Output the full listing below exactly, without the pictures.
--- Given material ---
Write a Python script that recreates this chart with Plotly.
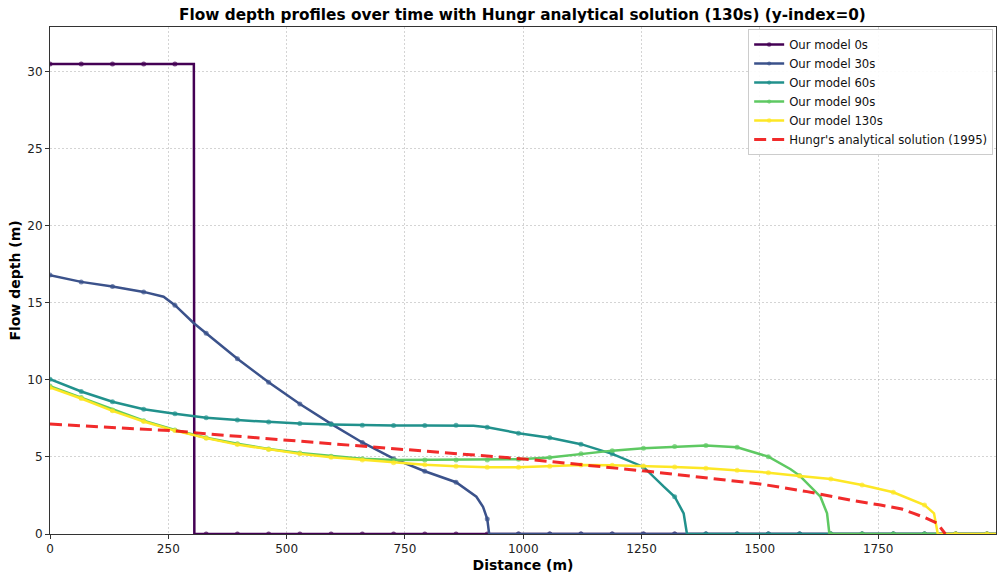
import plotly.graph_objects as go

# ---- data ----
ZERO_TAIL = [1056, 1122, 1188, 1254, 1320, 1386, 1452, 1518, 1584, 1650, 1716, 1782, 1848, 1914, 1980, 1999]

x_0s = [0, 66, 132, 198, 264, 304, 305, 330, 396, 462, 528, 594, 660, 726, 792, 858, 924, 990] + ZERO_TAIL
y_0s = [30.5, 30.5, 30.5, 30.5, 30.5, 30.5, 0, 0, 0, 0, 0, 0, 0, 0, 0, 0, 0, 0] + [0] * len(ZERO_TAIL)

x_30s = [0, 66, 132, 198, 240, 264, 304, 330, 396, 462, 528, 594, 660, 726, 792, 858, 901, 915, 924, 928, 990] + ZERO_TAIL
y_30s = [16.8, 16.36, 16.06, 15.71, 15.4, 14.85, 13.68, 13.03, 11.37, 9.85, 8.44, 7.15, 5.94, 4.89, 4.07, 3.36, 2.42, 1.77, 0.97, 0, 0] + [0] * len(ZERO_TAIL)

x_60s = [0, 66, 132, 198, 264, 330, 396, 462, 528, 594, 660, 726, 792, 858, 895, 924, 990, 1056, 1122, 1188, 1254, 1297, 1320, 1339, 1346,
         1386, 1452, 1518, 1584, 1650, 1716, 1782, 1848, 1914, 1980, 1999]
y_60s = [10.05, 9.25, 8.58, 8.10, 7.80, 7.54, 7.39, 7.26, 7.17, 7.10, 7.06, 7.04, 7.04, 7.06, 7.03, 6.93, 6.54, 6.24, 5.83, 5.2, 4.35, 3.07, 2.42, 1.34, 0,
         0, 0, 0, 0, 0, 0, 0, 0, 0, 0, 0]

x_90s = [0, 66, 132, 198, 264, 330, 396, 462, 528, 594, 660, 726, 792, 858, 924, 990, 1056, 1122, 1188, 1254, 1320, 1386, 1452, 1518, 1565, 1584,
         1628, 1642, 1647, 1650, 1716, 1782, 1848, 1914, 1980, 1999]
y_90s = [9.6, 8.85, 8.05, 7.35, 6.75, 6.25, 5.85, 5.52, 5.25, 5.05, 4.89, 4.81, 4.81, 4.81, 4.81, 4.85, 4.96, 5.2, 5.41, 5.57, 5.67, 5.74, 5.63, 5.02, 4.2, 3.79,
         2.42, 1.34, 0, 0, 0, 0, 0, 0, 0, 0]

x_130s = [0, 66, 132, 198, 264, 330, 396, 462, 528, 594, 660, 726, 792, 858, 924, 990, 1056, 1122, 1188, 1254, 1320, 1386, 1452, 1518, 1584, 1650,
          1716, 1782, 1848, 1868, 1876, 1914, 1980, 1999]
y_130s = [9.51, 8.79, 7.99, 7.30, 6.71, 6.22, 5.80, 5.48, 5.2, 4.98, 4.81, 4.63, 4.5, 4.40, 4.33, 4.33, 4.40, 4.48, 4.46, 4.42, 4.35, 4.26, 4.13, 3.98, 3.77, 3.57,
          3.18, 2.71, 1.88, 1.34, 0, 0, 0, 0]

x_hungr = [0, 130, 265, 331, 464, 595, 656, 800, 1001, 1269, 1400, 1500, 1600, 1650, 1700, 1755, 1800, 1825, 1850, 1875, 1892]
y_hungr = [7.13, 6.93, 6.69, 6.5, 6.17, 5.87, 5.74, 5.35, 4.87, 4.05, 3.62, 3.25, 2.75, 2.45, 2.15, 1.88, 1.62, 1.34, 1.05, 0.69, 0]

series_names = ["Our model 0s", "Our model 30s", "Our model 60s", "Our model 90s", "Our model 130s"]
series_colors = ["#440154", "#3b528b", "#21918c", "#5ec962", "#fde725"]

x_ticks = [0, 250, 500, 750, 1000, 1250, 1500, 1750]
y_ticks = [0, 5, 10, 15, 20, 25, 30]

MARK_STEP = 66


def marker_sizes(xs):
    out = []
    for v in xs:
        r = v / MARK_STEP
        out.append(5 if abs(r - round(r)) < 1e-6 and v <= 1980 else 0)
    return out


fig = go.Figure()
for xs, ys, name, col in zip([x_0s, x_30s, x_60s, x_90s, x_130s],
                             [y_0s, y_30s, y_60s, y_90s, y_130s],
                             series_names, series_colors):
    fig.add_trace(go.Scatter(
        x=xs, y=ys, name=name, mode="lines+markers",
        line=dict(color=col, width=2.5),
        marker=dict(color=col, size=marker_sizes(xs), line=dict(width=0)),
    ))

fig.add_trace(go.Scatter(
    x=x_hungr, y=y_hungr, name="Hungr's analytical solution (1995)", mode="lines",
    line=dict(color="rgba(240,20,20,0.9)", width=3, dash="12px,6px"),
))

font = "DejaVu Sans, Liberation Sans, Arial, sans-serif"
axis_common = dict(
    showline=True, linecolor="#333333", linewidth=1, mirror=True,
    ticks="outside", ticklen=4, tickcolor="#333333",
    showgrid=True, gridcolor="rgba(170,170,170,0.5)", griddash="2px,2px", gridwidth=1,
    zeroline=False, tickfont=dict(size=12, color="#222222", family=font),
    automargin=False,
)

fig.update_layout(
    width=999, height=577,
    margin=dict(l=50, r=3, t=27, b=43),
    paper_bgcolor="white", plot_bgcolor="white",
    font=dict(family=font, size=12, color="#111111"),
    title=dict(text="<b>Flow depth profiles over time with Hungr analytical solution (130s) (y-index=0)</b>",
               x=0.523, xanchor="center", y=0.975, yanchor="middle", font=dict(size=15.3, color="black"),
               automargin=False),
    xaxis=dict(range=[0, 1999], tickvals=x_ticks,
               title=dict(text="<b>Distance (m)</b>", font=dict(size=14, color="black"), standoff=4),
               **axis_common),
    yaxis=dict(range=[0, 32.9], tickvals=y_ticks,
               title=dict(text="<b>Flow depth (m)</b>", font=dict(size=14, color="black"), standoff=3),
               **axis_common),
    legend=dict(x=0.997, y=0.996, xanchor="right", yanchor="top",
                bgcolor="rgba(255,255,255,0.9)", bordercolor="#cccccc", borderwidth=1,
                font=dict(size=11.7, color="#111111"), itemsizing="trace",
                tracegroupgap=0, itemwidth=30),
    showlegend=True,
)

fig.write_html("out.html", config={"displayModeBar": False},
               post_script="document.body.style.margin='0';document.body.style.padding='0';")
---
**Task output**
Write a Python script that recreates this chart with Plotly.
import plotly.graph_objects as go

# ---- data ----
ZERO_TAIL = [1056, 1122, 1188, 1254, 1320, 1386, 1452, 1518, 1584, 1650, 1716, 1782, 1848, 1914, 1980, 1999]

x_0s = [0, 66, 132, 198, 264, 304, 305, 330, 396, 462, 528, 594, 660, 726, 792, 858, 924, 990] + ZERO_TAIL
y_0s = [30.5, 30.5, 30.5, 30.5, 30.5, 30.5, 0, 0, 0, 0, 0, 0, 0, 0, 0, 0, 0, 0] + [0] * len(ZERO_TAIL)

x_30s = [0, 66, 132, 198, 240, 264, 304, 330, 396, 462, 528, 594, 660, 726, 792, 858, 901, 915, 924, 928, 990] + ZERO_TAIL
y_30s = [16.8, 16.36, 16.06, 15.71, 15.4, 14.85, 13.68, 13.03, 11.37, 9.85, 8.44, 7.15, 5.94, 4.89, 4.07, 3.36, 2.42, 1.77, 0.97, 0, 0] + [0] * len(ZERO_TAIL)

x_60s = [0, 66, 132, 198, 264, 330, 396, 462, 528, 594, 660, 726, 792, 858, 895, 924, 990, 1056, 1122, 1188, 1254, 1297, 1320, 1339, 1346,
         1386, 1452, 1518, 1584, 1650, 1716, 1782, 1848, 1914, 1980, 1999]
y_60s = [10.05, 9.25, 8.58, 8.10, 7.80, 7.54, 7.39, 7.26, 7.17, 7.10, 7.06, 7.04, 7.04, 7.06, 7.03, 6.93, 6.54, 6.24, 5.83, 5.2, 4.35, 3.07, 2.42, 1.34, 0,
         0, 0, 0, 0, 0, 0, 0, 0, 0, 0, 0]

x_90s = [0, 66, 132, 198, 264, 330, 396, 462, 528, 594, 660, 726, 792, 858, 924, 990, 1056, 1122, 1188, 1254, 1320, 1386, 1452, 1518, 1565, 1584,
         1628, 1642, 1647, 1650, 1716, 1782, 1848, 1914, 1980, 1999]
y_90s = [9.6, 8.85, 8.05, 7.35, 6.75, 6.25, 5.85, 5.52, 5.25, 5.05, 4.89, 4.81, 4.81, 4.81, 4.81, 4.85, 4.96, 5.2, 5.41, 5.57, 5.67, 5.74, 5.63, 5.02, 4.2, 3.79,
         2.42, 1.34, 0, 0, 0, 0, 0, 0, 0, 0]

x_130s = [0, 66, 132, 198, 264, 330, 396, 462, 528, 594, 660, 726, 792, 858, 924, 990, 1056, 1122, 1188, 1254, 1320, 1386, 1452, 1518, 1584, 1650,
          1716, 1782, 1848, 1868, 1876, 1914, 1980, 1999]
y_130s = [9.51, 8.79, 7.99, 7.30, 6.71, 6.22, 5.80, 5.48, 5.2, 4.98, 4.81, 4.63, 4.5, 4.40, 4.33, 4.33, 4.40, 4.48, 4.46, 4.42, 4.35, 4.26, 4.13, 3.98, 3.77, 3.57,
          3.18, 2.71, 1.88, 1.34, 0, 0, 0, 0]

x_hungr = [0, 130, 265, 331, 464, 595, 656, 800, 1001, 1269, 1400, 1500, 1600, 1650, 1700, 1755, 1800, 1825, 1850, 1875, 1892]
y_hungr = [7.13, 6.93, 6.69, 6.5, 6.17, 5.87, 5.74, 5.35, 4.87, 4.05, 3.62, 3.25, 2.75, 2.45, 2.15, 1.88, 1.62, 1.34, 1.05, 0.69, 0]

series_names = ["Our model 0s", "Our model 30s", "Our model 60s", "Our model 90s", "Our model 130s"]
series_colors = ["#440154", "#3b528b", "#21918c", "#5ec962", "#fde725"]

x_ticks = [0, 250, 500, 750, 1000, 1250, 1500, 1750]
y_ticks = [0, 5, 10, 15, 20, 25, 30]

MARK_STEP = 66


def marker_sizes(xs):
    out = []
    for v in xs:
        r = v / MARK_STEP
        out.append(5 if abs(r - round(r)) < 1e-6 and v <= 1980 else 0)
    return out


fig = go.Figure()
for xs, ys, name, col in zip([x_0s, x_30s, x_60s, x_90s, x_130s],
                             [y_0s, y_30s, y_60s, y_90s, y_130s],
                             series_names, series_colors):
    fig.add_trace(go.Scatter(
        x=xs, y=ys, name=name, mode="lines+markers",
        line=dict(color=col, width=2.5),
        marker=dict(color=col, size=marker_sizes(xs), line=dict(width=0)),
    ))

fig.add_trace(go.Scatter(
    x=x_hungr, y=y_hungr, name="Hungr's analytical solution (1995)", mode="lines",
    line=dict(color="rgba(240,20,20,0.9)", width=3, dash="12px,6px"),
))

font = "DejaVu Sans, Liberation Sans, Arial, sans-serif"
axis_common = dict(
    showline=True, linecolor="#333333", linewidth=1, mirror=True,
    ticks="outside", ticklen=4, tickcolor="#333333",
    showgrid=True, gridcolor="rgba(170,170,170,0.5)", griddash="2px,2px", gridwidth=1,
    zeroline=False, tickfont=dict(size=12, color="#222222", family=font),
    automargin=False,
)

fig.update_layout(
    width=999, height=577,
    margin=dict(l=50, r=3, t=27, b=43),
    paper_bgcolor="white", plot_bgcolor="white",
    font=dict(family=font, size=12, color="#111111"),
    title=dict(text="<b>Flow depth profiles over time with Hungr analytical solution (130s) (y-index=0)</b>",
               x=0.523, xanchor="center", y=0.975, yanchor="middle", font=dict(size=15.3, color="black"),
               automargin=False),
    xaxis=dict(range=[0, 1999], tickvals=x_ticks,
               title=dict(text="<b>Distance (m)</b>", font=dict(size=14, color="black"), standoff=4),
               **axis_common),
    yaxis=dict(range=[0, 32.9], tickvals=y_ticks,
               title=dict(text="<b>Flow depth (m)</b>", font=dict(size=14, color="black"), standoff=3),
               **axis_common),
    legend=dict(x=0.997, y=0.996, xanchor="right", yanchor="top",
                bgcolor="rgba(255,255,255,0.9)", bordercolor="#cccccc", borderwidth=1,
                font=dict(size=11.7, color="#111111"), itemsizing="trace",
                tracegroupgap=0, itemwidth=30),
    showlegend=True,
)

fig.write_html("out.html", config={"displayModeBar": False},
               post_script="document.body.style.margin='0';document.body.style.padding='0';")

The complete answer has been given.